My goal isn’t perfection. It’s regulation.

I want to reach a place where other people’s behavior doesn’t knock me off balance. Where I can respond instead of react. Where I’m not outsourcing my emotional state to someone else’s actions. That takes reflection, accountability, and patience with myself especially on the days I fall short.

This isn’t about becoming “better” for someone new. It’s about becoming healthier for myself and my child.

2. Getting a Job. Because I Don’t Want to Be Saved

I’ve learned that being “rescued” is rarely romantic in the long run.

When financial dependence enters a relationship too early, it creates a dangerous familiarity, one that can blur boundaries and quietly erode power. I don’t want to confuse gratitude with love or stability with intimacy.

I want to stand on my own feet.

Having my own income isn’t just about money; it’s about dignity, autonomy, and choice. I want to date because I wantsomeone, not because I need something. Independence changes the dynamic completely. It allows love to be mutual instead of transactional, chosen instead of necessary.

I owe that to myself and to any future partner.

3. Creating Real Stability for My Child

My daughter is my priority. Not in theory. In practice.

That means nurturing our relationship intentionally making sure she feels safe, confident, and deeply secure in knowing that she comes first. Children don’t just listen to what we say; they absorb what we demonstrate. I want her to grow up seeing that her world is steady, loving, and predictable.

Stability also means investing financially in her future and emotionally in her present. It means supporting her interests, enrolling her in extracurricular activities that build confidence and joy, and showing up consistently.

Before I invite a new person into our lives, I want to know that we are solid. That she doesn’t feel like she’s competing for attention or adjusting to chaos that could have been avoided.

4. Building a Proper Family Routine

Peace lives in rhythm.

After a long relationship ends, everything feels a bit untethered. Routines shift. Roles change. Even simple things bedtimes, mornings, meals can feel unsettled. I’m learning that structure isn’t restrictive; it’s grounding.

Creating a healthy family routine for just the two of us matters more than I realized. It gives my daughter predictability and gives me clarity. It turns survival mode into intentional living.

Before dating, I want our home to feel like a sanctuary not a stopover.

5. Learning How to Be Alone

This might be the hardest part.

After being with someone for so long, aloneness can feel unfamiliar, even uncomfortable. Silence can be loud. Evenings can stretch. There’s a temptation to fill the space quickly to distract, to replace, to move on fast so you don’t have to sit with yourself.

But I’m learning.

I’m learning who I am when I’m not partnered. What I enjoy. How I think. What I need. I’m learning to self-soothe, to trust my own decisions, and to enjoy my own company without constantly reaching outward.

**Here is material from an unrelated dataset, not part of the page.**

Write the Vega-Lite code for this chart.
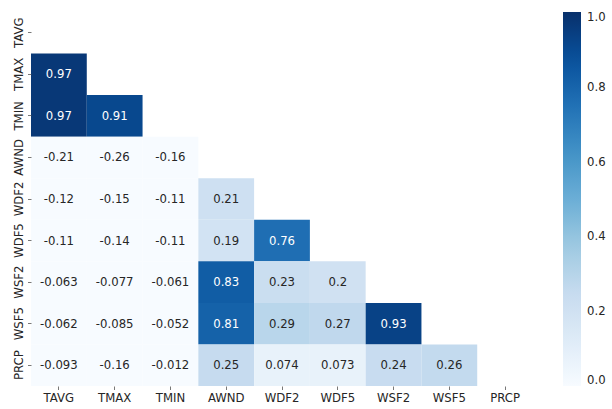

Being alone is teaching me self-reliance and surprisingly, peace.

Why I’m Taking My Time

At 36, I’m not interested in repeating lessons I already paid for. I don’t want potential; I want alignment. I don’t want intensity; I want consistency. And I don’t want love that requires me to abandon myself to keep it.

Dating again will happen when it’s an addition not a distraction or a solution.

Until then, I’m choosing patience. I’m choosing growth. I’m choosing my child, my stability, and my healing.

And honestly? That feels like the most powerful relationship decision I’ve ever made.